- SET TASK -
Transcribe all of the data exactly. Omit the pictures.

..............................

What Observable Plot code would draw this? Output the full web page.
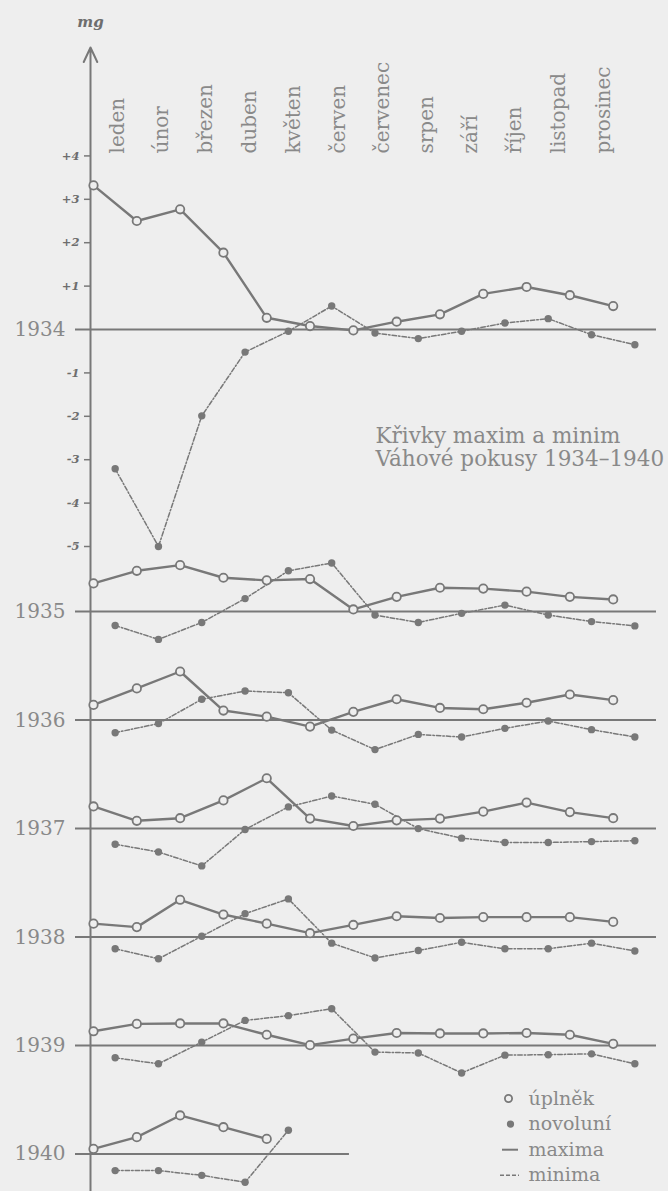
<!DOCTYPE html>
<html><head><meta charset="utf-8">
<script src="https://cdn.jsdelivr.net/npm/d3@7"></script>
<script src="https://cdn.jsdelivr.net/npm/@observablehq/plot@0.6"></script>
<style>
html,body{margin:0;padding:0;background:#eeeeee;overflow:hidden;}
#chart svg{display:block;}
</style></head><body><div id="chart"></div>
<script>
// ---- data ----
const months = ["leden","únor","březen","duben","květen","červen","červenec","srpen","září","říjen","listopad","prosinec"];
const years = [1934,1935,1936,1937,1938,1939,1940];
const tickValues = [4,3,2,1,-1,-2,-3,-4,-5];
const tickLabels = ["+4","+3","+2","+1","-1","-2","-3","-4","-5"];
// maxima at full moon (úplněk), minima at new moon (novoluní), mg relative to each year's line
const max1934 = [3.32,2.5,2.77,1.77,0.27,0.08,-0.02,0.18,0.35,0.82,0.98,0.79,0.54];
const min1934 = [-3.21,-5.0,-1.99,-0.52,-0.04,0.54,-0.08,-0.21,-0.04,0.15,0.25,-0.12,-0.35];
const max1935 = [0.65,0.94,1.07,0.78,0.72,0.75,0.05,0.34,0.55,0.53,0.46,0.34,0.28];
const min1935 = [-0.32,-0.64,-0.25,0.30,0.94,1.12,-0.08,-0.25,-0.04,0.15,-0.08,-0.23,-0.33];
const max1936 = [0.35,0.73,1.12,0.22,0.08,-0.15,0.19,0.48,0.28,0.25,0.40,0.59,0.46];
const min1936 = [-0.29,-0.08,0.48,0.67,0.63,-0.23,-0.68,-0.33,-0.39,-0.19,-0.02,-0.22,-0.39];
const max1937 = [0.51,0.18,0.24,0.65,1.16,0.23,0.06,0.19,0.23,0.39,0.60,0.38,0.24];
const min1937 = [-0.36,-0.54,-0.86,-0.02,0.50,0.75,0.56,0.0,-0.22,-0.32,-0.32,-0.30,-0.28];
const max1938 = [0.31,0.23,0.86,0.52,0.31,0.09,0.28,0.48,0.44,0.46,0.46,0.46,0.35];
const min1938 = [-0.27,-0.50,0.02,0.54,0.88,-0.14,-0.48,-0.31,-0.12,-0.27,-0.27,-0.14,-0.32];
const max1939 = [0.33,0.50,0.51,0.51,0.25,0.01,0.16,0.29,0.28,0.28,0.29,0.25,0.04];
const min1939 = [-0.28,-0.42,0.08,0.58,0.69,0.85,-0.15,-0.17,-0.63,-0.22,-0.21,-0.19,-0.42];
const max1940 = [0.12,0.39,0.89,0.62,0.35];
const min1940 = [-0.38,-0.38,-0.49,-0.65,0.55];
const titleLines = ["Křivky maxim a minim","Váhové pokusy 1934–1940"];
const legendLabels = ["úplněk","novoluní","maxima","minima"];
const unitLabel = "mg";

// ---- layout ----
const W = 668, H = 1191;
const yearShift = [0,-6.5,-9,-11.5,-14,-16.5,-19]; // stacking of the yearly panels (mg units)
const lineEnd = [13,13,13,13,13,13,5.91];
const xDomain = [-0.4157, 13.0], xRange = [75, 656];
const yDomain = [-19.862, 7.581], yRange = [H, 0];
const xs = d3.scaleLinear(xDomain, xRange), ys = d3.scaleLinear(yDomain, yRange);
const axisX = xs.invert(90);
const ink = "#787878", txt = "#898989", bg = "#eeeeee";

const maxSets = [max1934,max1935,max1936,max1937,max1938,max1939,max1940];
const minSets = [min1934,min1935,min1936,min1937,min1938,min1939,min1940];
const maxData = [], minData = [];
years.forEach((yr, k) => {
  maxSets[k].forEach((v, i) => maxData.push({year: yr, t: i, v: v + yearShift[k]}));
  minSets[k].forEach((v, i) => minData.push({year: yr, t: i + 0.5, v: v + yearShift[k]}));
});
const yearRows = years.map((yr, k) => ({year: yr, y: yearShift[k], x2: lineEnd[k]}));

const legX = xs.invert(528);
const legRows = legendLabels.map((l, i) => ({label: l, y: ys.invert(1098 + i * 25.6)}));
const titleRows = titleLines.map((l, i) => ({label: l, y: ys.invert(442 + i * 23.5)}));

const plot = Plot.plot({
  width: W, height: H,
  marginLeft: xRange[0], marginRight: W - xRange[1], marginTop: 0, marginBottom: 0,
  x: {domain: xDomain, axis: null},
  y: {domain: yDomain, axis: null},
  style: {background: bg, fontFamily: "'DejaVu Serif', serif", color: txt},
  marks: [
    // yearly baselines
    Plot.ruleY(yearRows, {y: "y", x1: xDomain[0], x2: "x2", stroke: ink, strokeWidth: 2}),
    Plot.text(yearRows, {x: xDomain[0], y: "y", text: d => String(d.year), dx: -10, textAnchor: "end", fontSize: 20, fill: txt}),
    // vertical axis with arrow
    Plot.arrow([0], {x1: axisX, x2: axisX, y1: yDomain[0], y2: ys.invert(47), stroke: ink, strokeWidth: 2, headLength: 12, headAngle: 50}),
    Plot.ruleY(tickValues, {y: d => d, x1: xs.invert(84), x2: axisX, stroke: ink, strokeWidth: 1.5}),
    Plot.text(tickValues, {x: axisX, y: d => d, text: (d, i) => tickLabels[i], dx: -11, textAnchor: "end", fontSize: 11.5, fontStyle: "italic", fontWeight: "bold", fill: "#6d6d6d"}),
    Plot.text([unitLabel], {x: axisX, y: ys.invert(22), text: d => d, fontSize: 15, fontStyle: "italic", fontWeight: "bold", fill: "#6d6d6d"}),
    // month labels
    Plot.text(months, {x: (d, i) => 0.55 + i * 1.02, y: ys.invert(153), text: d => d, rotate: -90, textAnchor: "start", fontSize: 20, fill: txt}),
    // curves
    Plot.line(minData, {x: "t", y: "v", z: "year", stroke: ink, strokeWidth: 1.5, strokeDasharray: "4.5,2,1.5,2"}),
    Plot.line(maxData, {x: "t", y: "v", z: "year", stroke: ink, strokeWidth: 2.4}),
    Plot.dot(minData, {x: "t", y: "v", r: 3.7, fill: ink, stroke: null}),
    Plot.dot(maxData, {x: "t", y: "v", r: 4.2, fill: bg, stroke: ink, strokeWidth: 1.8}),
    // title
    Plot.text(titleRows, {x: xs.invert(375), y: "y", text: "label", textAnchor: "start", lineAnchor: "bottom", fontSize: 21.5, fill: txt}),
    // legend
    Plot.text(legRows, {x: legX, y: "y", text: "label", textAnchor: "start", fontSize: 19, fill: txt}),
    Plot.dot([legRows[0]], {x: xs.invert(508), y: "y", r: 3.6, fill: bg, stroke: ink, strokeWidth: 1.8}),
    Plot.dot([legRows[1]], {x: xs.invert(510), y: "y", r: 3.6, fill: ink}),
    Plot.ruleY([legRows[2]], {y: "y", x1: xs.invert(502), x2: xs.invert(518), stroke: ink, strokeWidth: 2}),
    Plot.ruleY([legRows[3]], {y: "y", x1: xs.invert(500), x2: xs.invert(519), stroke: ink, strokeWidth: 1.5, strokeDasharray: "4,2"})
  ]
});
document.getElementById("chart").appendChild(plot);
</script></body></html>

..............................

- OUTPUT BELOW -
What Observable Plot code would draw this? Output the full web page.
<!DOCTYPE html>
<html><head><meta charset="utf-8">
<script src="https://cdn.jsdelivr.net/npm/d3@7"></script>
<script src="https://cdn.jsdelivr.net/npm/@observablehq/plot@0.6"></script>
<style>
html,body{margin:0;padding:0;background:#eeeeee;overflow:hidden;}
#chart svg{display:block;}
</style></head><body><div id="chart"></div>
<script>
// ---- data ----
const months = ["leden","únor","březen","duben","květen","červen","červenec","srpen","září","říjen","listopad","prosinec"];
const years = [1934,1935,1936,1937,1938,1939,1940];
const tickValues = [4,3,2,1,-1,-2,-3,-4,-5];
const tickLabels = ["+4","+3","+2","+1","-1","-2","-3","-4","-5"];
// maxima at full moon (úplněk), minima at new moon (novoluní), mg relative to each year's line
const max1934 = [3.32,2.5,2.77,1.77,0.27,0.08,-0.02,0.18,0.35,0.82,0.98,0.79,0.54];
const min1934 = [-3.21,-5.0,-1.99,-0.52,-0.04,0.54,-0.08,-0.21,-0.04,0.15,0.25,-0.12,-0.35];
const max1935 = [0.65,0.94,1.07,0.78,0.72,0.75,0.05,0.34,0.55,0.53,0.46,0.34,0.28];
const min1935 = [-0.32,-0.64,-0.25,0.30,0.94,1.12,-0.08,-0.25,-0.04,0.15,-0.08,-0.23,-0.33];
const max1936 = [0.35,0.73,1.12,0.22,0.08,-0.15,0.19,0.48,0.28,0.25,0.40,0.59,0.46];
const min1936 = [-0.29,-0.08,0.48,0.67,0.63,-0.23,-0.68,-0.33,-0.39,-0.19,-0.02,-0.22,-0.39];
const max1937 = [0.51,0.18,0.24,0.65,1.16,0.23,0.06,0.19,0.23,0.39,0.60,0.38,0.24];
const min1937 = [-0.36,-0.54,-0.86,-0.02,0.50,0.75,0.56,0.0,-0.22,-0.32,-0.32,-0.30,-0.28];
const max1938 = [0.31,0.23,0.86,0.52,0.31,0.09,0.28,0.48,0.44,0.46,0.46,0.46,0.35];
const min1938 = [-0.27,-0.50,0.02,0.54,0.88,-0.14,-0.48,-0.31,-0.12,-0.27,-0.27,-0.14,-0.32];
const max1939 = [0.33,0.50,0.51,0.51,0.25,0.01,0.16,0.29,0.28,0.28,0.29,0.25,0.04];
const min1939 = [-0.28,-0.42,0.08,0.58,0.69,0.85,-0.15,-0.17,-0.63,-0.22,-0.21,-0.19,-0.42];
const max1940 = [0.12,0.39,0.89,0.62,0.35];
const min1940 = [-0.38,-0.38,-0.49,-0.65,0.55];
const titleLines = ["Křivky maxim a minim","Váhové pokusy 1934–1940"];
const legendLabels = ["úplněk","novoluní","maxima","minima"];
const unitLabel = "mg";

// ---- layout ----
const W = 668, H = 1191;
const yearShift = [0,-6.5,-9,-11.5,-14,-16.5,-19]; // stacking of the yearly panels (mg units)
const lineEnd = [13,13,13,13,13,13,5.91];
const xDomain = [-0.4157, 13.0], xRange = [75, 656];
const yDomain = [-19.862, 7.581], yRange = [H, 0];
const xs = d3.scaleLinear(xDomain, xRange), ys = d3.scaleLinear(yDomain, yRange);
const axisX = xs.invert(90);
const ink = "#787878", txt = "#898989", bg = "#eeeeee";

const maxSets = [max1934,max1935,max1936,max1937,max1938,max1939,max1940];
const minSets = [min1934,min1935,min1936,min1937,min1938,min1939,min1940];
const maxData = [], minData = [];
years.forEach((yr, k) => {
  maxSets[k].forEach((v, i) => maxData.push({year: yr, t: i, v: v + yearShift[k]}));
  minSets[k].forEach((v, i) => minData.push({year: yr, t: i + 0.5, v: v + yearShift[k]}));
});
const yearRows = years.map((yr, k) => ({year: yr, y: yearShift[k], x2: lineEnd[k]}));

const legX = xs.invert(528);
const legRows = legendLabels.map((l, i) => ({label: l, y: ys.invert(1098 + i * 25.6)}));
const titleRows = titleLines.map((l, i) => ({label: l, y: ys.invert(442 + i * 23.5)}));

const plot = Plot.plot({
  width: W, height: H,
  marginLeft: xRange[0], marginRight: W - xRange[1], marginTop: 0, marginBottom: 0,
  x: {domain: xDomain, axis: null},
  y: {domain: yDomain, axis: null},
  style: {background: bg, fontFamily: "'DejaVu Serif', serif", color: txt},
  marks: [
    // yearly baselines
    Plot.ruleY(yearRows, {y: "y", x1: xDomain[0], x2: "x2", stroke: ink, strokeWidth: 2}),
    Plot.text(yearRows, {x: xDomain[0], y: "y", text: d => String(d.year), dx: -10, textAnchor: "end", fontSize: 20, fill: txt}),
    // vertical axis with arrow
    Plot.arrow([0], {x1: axisX, x2: axisX, y1: yDomain[0], y2: ys.invert(47), stroke: ink, strokeWidth: 2, headLength: 12, headAngle: 50}),
    Plot.ruleY(tickValues, {y: d => d, x1: xs.invert(84), x2: axisX, stroke: ink, strokeWidth: 1.5}),
    Plot.text(tickValues, {x: axisX, y: d => d, text: (d, i) => tickLabels[i], dx: -11, textAnchor: "end", fontSize: 11.5, fontStyle: "italic", fontWeight: "bold", fill: "#6d6d6d"}),
    Plot.text([unitLabel], {x: axisX, y: ys.invert(22), text: d => d, fontSize: 15, fontStyle: "italic", fontWeight: "bold", fill: "#6d6d6d"}),
    // month labels
    Plot.text(months, {x: (d, i) => 0.55 + i * 1.02, y: ys.invert(153), text: d => d, rotate: -90, textAnchor: "start", fontSize: 20, fill: txt}),
    // curves
    Plot.line(minData, {x: "t", y: "v", z: "year", stroke: ink, strokeWidth: 1.5, strokeDasharray: "4.5,2,1.5,2"}),
    Plot.line(maxData, {x: "t", y: "v", z: "year", stroke: ink, strokeWidth: 2.4}),
    Plot.dot(minData, {x: "t", y: "v", r: 3.7, fill: ink, stroke: null}),
    Plot.dot(maxData, {x: "t", y: "v", r: 4.2, fill: bg, stroke: ink, strokeWidth: 1.8}),
    // title
    Plot.text(titleRows, {x: xs.invert(375), y: "y", text: "label", textAnchor: "start", lineAnchor: "bottom", fontSize: 21.5, fill: txt}),
    // legend
    Plot.text(legRows, {x: legX, y: "y", text: "label", textAnchor: "start", fontSize: 19, fill: txt}),
    Plot.dot([legRows[0]], {x: xs.invert(508), y: "y", r: 3.6, fill: bg, stroke: ink, strokeWidth: 1.8}),
    Plot.dot([legRows[1]], {x: xs.invert(510), y: "y", r: 3.6, fill: ink}),
    Plot.ruleY([legRows[2]], {y: "y", x1: xs.invert(502), x2: xs.invert(518), stroke: ink, strokeWidth: 2}),
    Plot.ruleY([legRows[3]], {y: "y", x1: xs.invert(500), x2: xs.invert(519), stroke: ink, strokeWidth: 1.5, strokeDasharray: "4,2"})
  ]
});
document.getElementById("chart").appendChild(plot);
</script></body></html>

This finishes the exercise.